**What this task involves:** From the data that follows, print exactly the lines starting at the one containing "Convert this chart to Plotly code." and ending at the one containing "680, 687, 693, 698, 704, 709, 715, 720, 725, 730]"; include both of them and nothing more.

··· Recorded data ···

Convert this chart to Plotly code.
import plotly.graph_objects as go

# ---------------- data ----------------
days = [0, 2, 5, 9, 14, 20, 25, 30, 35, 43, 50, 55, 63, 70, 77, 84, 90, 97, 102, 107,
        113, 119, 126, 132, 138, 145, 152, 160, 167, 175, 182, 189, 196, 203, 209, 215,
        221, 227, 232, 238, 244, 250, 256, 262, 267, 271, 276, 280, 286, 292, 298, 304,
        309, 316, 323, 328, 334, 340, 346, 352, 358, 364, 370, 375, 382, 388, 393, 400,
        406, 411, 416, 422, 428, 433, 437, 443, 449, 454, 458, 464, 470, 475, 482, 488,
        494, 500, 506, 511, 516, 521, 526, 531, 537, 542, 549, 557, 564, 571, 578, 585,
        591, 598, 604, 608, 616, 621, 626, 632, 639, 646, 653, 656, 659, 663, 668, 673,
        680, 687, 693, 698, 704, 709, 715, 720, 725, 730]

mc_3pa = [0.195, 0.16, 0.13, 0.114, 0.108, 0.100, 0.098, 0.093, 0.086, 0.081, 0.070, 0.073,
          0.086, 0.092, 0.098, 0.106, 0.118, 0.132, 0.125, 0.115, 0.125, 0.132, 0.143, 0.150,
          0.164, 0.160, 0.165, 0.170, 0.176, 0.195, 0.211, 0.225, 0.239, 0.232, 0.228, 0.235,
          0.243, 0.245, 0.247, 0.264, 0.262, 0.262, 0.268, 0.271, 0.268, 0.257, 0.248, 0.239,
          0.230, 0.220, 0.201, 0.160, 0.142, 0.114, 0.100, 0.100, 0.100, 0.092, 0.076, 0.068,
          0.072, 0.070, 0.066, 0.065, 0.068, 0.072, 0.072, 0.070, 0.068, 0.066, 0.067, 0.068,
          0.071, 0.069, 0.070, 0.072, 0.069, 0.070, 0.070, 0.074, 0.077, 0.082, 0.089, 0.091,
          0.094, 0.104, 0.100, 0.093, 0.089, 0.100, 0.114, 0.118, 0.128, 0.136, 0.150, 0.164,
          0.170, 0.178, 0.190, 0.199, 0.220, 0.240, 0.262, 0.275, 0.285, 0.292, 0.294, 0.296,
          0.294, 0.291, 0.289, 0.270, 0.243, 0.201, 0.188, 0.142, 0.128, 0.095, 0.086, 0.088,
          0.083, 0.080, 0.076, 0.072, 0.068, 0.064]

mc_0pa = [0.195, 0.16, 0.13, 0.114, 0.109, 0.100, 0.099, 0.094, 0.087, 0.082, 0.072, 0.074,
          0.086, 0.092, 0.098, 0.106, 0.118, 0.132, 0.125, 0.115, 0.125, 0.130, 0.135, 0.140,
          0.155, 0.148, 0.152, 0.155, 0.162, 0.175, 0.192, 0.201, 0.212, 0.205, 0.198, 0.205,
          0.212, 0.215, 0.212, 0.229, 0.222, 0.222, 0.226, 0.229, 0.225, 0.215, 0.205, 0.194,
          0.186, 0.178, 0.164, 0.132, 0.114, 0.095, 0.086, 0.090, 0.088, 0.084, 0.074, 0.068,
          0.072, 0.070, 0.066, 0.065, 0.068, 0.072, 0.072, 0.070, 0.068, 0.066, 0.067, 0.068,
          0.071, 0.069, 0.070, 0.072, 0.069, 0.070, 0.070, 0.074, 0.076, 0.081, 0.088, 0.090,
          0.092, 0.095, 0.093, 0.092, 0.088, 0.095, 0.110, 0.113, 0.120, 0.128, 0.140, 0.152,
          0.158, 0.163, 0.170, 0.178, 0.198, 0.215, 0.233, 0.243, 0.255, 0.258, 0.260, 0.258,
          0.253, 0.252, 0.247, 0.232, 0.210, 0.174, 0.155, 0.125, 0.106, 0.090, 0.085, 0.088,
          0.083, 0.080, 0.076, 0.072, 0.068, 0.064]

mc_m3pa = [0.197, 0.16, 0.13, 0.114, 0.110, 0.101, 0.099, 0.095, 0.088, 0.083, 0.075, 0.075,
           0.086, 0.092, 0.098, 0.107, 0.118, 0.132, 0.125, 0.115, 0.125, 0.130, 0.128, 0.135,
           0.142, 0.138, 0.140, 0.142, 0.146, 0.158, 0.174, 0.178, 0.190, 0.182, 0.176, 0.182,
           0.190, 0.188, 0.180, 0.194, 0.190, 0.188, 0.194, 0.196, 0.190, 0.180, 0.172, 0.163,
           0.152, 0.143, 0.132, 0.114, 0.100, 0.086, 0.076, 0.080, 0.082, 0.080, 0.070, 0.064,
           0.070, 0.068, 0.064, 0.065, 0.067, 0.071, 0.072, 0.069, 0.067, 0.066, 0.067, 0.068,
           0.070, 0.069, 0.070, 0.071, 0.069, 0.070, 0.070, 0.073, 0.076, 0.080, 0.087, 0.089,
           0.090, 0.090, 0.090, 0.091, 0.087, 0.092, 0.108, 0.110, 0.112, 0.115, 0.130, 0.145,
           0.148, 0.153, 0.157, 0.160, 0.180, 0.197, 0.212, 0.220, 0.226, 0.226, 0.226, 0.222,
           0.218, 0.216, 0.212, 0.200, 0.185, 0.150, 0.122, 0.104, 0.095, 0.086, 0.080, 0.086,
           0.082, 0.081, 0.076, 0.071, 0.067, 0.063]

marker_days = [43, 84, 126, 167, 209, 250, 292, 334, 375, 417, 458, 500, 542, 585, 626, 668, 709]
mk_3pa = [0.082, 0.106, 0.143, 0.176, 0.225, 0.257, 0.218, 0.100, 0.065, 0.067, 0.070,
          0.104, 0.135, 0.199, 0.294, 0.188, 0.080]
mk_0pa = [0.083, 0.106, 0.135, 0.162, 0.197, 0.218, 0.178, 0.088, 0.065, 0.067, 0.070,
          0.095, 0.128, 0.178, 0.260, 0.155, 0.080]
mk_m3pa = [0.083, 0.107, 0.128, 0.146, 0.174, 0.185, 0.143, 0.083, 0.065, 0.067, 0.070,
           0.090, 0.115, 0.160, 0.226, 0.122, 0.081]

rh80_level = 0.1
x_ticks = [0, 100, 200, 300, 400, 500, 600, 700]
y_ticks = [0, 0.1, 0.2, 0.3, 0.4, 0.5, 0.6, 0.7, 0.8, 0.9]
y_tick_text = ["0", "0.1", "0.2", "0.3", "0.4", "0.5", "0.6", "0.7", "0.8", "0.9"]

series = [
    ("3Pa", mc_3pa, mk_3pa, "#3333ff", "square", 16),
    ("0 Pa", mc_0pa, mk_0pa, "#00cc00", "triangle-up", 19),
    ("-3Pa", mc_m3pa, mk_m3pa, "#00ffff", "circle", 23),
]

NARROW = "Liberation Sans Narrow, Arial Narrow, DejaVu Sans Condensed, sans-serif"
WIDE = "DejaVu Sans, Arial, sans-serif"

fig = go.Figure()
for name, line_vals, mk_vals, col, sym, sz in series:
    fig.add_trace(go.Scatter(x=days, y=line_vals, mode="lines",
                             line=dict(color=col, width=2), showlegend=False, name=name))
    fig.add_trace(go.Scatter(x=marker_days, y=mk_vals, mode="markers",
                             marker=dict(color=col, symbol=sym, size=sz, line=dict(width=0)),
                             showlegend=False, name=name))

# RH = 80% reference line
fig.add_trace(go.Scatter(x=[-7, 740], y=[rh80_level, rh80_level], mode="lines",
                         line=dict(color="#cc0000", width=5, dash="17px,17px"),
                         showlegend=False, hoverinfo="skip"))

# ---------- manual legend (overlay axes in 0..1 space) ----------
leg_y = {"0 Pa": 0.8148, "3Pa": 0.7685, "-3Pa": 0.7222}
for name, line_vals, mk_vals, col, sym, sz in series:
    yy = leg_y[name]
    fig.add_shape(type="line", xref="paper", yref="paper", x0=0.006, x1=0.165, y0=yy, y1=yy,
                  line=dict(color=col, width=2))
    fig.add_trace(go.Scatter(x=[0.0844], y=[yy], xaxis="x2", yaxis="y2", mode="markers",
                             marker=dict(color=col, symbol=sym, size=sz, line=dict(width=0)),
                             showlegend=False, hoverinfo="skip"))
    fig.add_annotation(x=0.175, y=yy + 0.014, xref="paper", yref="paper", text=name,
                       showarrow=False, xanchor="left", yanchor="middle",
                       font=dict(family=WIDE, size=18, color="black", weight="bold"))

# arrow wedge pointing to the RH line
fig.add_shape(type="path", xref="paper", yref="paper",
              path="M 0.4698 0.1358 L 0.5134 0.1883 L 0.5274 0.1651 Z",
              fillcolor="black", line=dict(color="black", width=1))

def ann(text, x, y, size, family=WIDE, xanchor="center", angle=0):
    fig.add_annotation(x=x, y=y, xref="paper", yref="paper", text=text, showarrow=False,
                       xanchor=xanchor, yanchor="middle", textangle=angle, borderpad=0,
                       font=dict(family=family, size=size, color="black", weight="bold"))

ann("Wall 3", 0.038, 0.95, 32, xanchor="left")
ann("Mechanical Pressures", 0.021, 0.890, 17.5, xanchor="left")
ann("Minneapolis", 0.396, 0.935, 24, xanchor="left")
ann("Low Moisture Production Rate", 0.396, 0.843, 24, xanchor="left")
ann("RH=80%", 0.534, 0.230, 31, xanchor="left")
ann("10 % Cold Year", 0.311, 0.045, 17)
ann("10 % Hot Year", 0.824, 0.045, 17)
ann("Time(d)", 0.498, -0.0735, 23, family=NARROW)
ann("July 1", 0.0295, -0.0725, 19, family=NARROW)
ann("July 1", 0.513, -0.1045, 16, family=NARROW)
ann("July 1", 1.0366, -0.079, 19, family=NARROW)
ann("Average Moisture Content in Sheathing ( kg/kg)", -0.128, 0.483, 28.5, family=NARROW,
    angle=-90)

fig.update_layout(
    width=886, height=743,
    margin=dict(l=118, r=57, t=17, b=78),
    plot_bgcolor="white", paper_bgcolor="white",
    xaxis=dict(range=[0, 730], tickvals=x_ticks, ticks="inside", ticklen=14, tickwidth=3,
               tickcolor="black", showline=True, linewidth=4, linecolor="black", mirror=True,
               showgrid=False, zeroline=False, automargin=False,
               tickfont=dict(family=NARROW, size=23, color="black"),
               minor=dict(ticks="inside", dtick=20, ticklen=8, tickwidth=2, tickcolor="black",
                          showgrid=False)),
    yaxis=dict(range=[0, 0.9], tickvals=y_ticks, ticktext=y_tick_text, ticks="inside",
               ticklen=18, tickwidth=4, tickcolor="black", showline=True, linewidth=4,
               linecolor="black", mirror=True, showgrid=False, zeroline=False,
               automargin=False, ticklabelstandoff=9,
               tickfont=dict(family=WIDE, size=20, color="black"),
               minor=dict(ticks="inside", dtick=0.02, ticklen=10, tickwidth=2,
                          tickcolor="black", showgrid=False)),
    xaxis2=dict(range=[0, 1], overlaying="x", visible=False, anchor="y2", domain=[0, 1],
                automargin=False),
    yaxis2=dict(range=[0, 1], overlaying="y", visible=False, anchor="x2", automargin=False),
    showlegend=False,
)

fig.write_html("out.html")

···
··· Recorded data ···

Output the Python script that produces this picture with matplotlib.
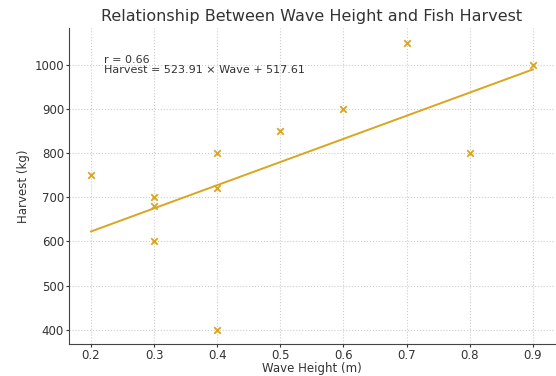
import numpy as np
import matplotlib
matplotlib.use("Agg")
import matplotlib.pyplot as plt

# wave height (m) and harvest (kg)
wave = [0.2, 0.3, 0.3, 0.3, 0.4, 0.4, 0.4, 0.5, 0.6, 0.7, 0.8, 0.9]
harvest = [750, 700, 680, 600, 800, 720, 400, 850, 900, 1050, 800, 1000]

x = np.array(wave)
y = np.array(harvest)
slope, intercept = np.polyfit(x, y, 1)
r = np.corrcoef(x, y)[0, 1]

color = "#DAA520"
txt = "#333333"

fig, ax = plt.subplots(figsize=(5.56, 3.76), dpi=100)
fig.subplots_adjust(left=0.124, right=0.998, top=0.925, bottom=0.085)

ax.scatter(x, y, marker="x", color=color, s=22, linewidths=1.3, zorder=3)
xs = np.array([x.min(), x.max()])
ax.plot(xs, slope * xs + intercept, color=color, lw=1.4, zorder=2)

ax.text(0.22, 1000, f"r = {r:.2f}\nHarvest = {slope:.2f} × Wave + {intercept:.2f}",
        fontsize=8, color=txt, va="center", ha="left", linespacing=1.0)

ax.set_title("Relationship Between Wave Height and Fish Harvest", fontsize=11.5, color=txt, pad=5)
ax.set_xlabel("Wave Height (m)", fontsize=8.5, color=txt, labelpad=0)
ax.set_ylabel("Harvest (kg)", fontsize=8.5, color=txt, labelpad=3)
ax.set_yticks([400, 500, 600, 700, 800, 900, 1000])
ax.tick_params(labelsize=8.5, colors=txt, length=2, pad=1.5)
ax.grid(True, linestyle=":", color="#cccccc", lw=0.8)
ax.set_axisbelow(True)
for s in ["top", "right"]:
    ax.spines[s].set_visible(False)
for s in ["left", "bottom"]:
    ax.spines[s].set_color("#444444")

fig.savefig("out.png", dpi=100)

···
··· Recorded data ···

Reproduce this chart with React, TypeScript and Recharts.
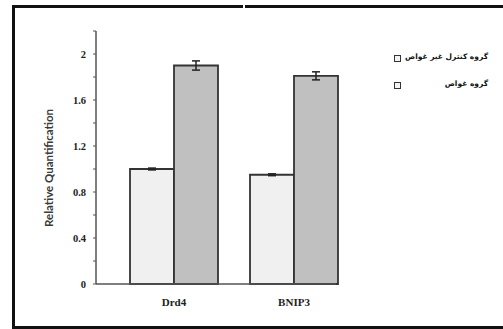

···

**Written solution:**
Convert this chart to Plotly code.
import plotly.graph_objects as go

# ---------------- data ----------------
days = [0, 2, 5, 9, 14, 20, 25, 30, 35, 43, 50, 55, 63, 70, 77, 84, 90, 97, 102, 107,
        113, 119, 126, 132, 138, 145, 152, 160, 167, 175, 182, 189, 196, 203, 209, 215,
        221, 227, 232, 238, 244, 250, 256, 262, 267, 271, 276, 280, 286, 292, 298, 304,
        309, 316, 323, 328, 334, 340, 346, 352, 358, 364, 370, 375, 382, 388, 393, 400,
        406, 411, 416, 422, 428, 433, 437, 443, 449, 454, 458, 464, 470, 475, 482, 488,
        494, 500, 506, 511, 516, 521, 526, 531, 537, 542, 549, 557, 564, 571, 578, 585,
        591, 598, 604, 608, 616, 621, 626, 632, 639, 646, 653, 656, 659, 663, 668, 673,
        680, 687, 693, 698, 704, 709, 715, 720, 725, 730]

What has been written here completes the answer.